[MATERIAL PROVIDED]
============
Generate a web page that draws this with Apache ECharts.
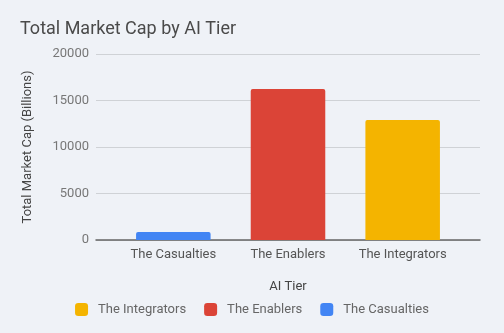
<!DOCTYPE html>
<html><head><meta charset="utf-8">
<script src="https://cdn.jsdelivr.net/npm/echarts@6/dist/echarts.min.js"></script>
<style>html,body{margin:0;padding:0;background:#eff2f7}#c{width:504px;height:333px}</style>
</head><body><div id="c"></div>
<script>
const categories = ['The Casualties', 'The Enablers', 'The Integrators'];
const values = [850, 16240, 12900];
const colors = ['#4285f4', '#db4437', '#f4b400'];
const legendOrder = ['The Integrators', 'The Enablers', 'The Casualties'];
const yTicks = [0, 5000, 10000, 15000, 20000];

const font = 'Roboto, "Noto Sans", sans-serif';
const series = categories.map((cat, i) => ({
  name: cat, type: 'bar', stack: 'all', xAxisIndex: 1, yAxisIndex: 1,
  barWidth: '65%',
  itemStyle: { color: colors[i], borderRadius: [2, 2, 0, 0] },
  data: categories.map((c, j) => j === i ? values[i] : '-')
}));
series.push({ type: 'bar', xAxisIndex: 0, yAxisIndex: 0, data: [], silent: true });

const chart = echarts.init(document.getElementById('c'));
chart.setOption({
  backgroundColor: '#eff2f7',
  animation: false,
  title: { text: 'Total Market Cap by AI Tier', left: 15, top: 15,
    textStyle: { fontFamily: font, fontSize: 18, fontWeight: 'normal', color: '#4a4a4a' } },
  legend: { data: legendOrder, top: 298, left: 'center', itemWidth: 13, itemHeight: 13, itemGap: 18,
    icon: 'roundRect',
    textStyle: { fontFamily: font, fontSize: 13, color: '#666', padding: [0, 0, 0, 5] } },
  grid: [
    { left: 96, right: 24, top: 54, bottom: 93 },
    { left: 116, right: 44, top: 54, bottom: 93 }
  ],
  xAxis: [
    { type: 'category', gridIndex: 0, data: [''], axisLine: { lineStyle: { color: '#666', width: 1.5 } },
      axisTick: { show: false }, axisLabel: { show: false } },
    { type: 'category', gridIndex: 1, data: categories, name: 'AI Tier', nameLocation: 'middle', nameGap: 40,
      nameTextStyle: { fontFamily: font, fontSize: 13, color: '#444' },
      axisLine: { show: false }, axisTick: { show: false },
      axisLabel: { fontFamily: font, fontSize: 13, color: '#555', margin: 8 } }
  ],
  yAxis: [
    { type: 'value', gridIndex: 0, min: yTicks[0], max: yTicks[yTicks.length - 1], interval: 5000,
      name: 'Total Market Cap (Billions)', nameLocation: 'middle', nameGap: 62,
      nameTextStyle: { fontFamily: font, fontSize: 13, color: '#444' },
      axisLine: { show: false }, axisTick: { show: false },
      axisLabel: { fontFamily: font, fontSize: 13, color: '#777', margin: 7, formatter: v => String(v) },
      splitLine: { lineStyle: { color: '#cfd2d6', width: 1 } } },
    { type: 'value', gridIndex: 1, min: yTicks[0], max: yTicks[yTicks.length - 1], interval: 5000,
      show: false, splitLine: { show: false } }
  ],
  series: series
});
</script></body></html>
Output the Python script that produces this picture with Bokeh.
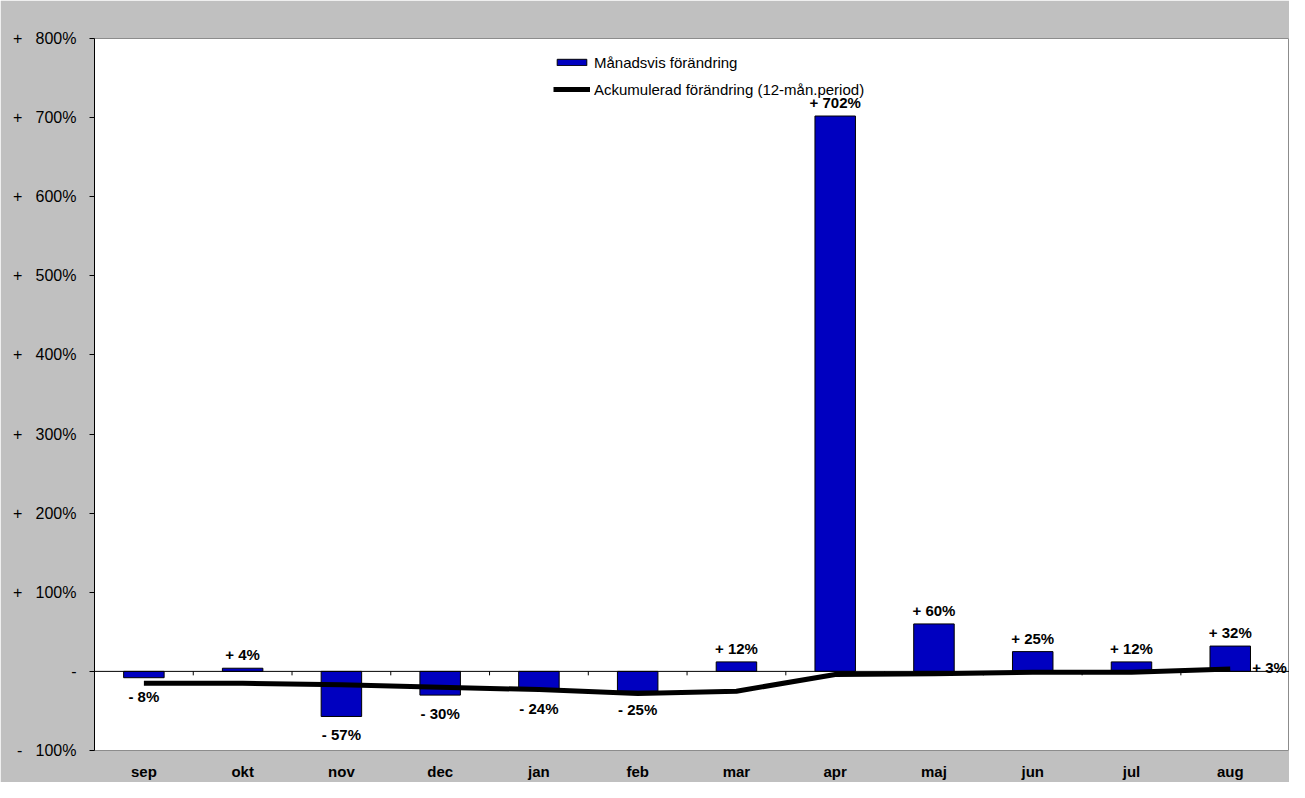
============
[INSTRUCTIONS TO FOLLOW]
Note each line of the entries that has "this" in it, and copy those lines.

[RESULT OF THE EXERCISE]
Generate a web page that draws this with Apache ECharts.
Output the Python script that produces this picture with Bokeh.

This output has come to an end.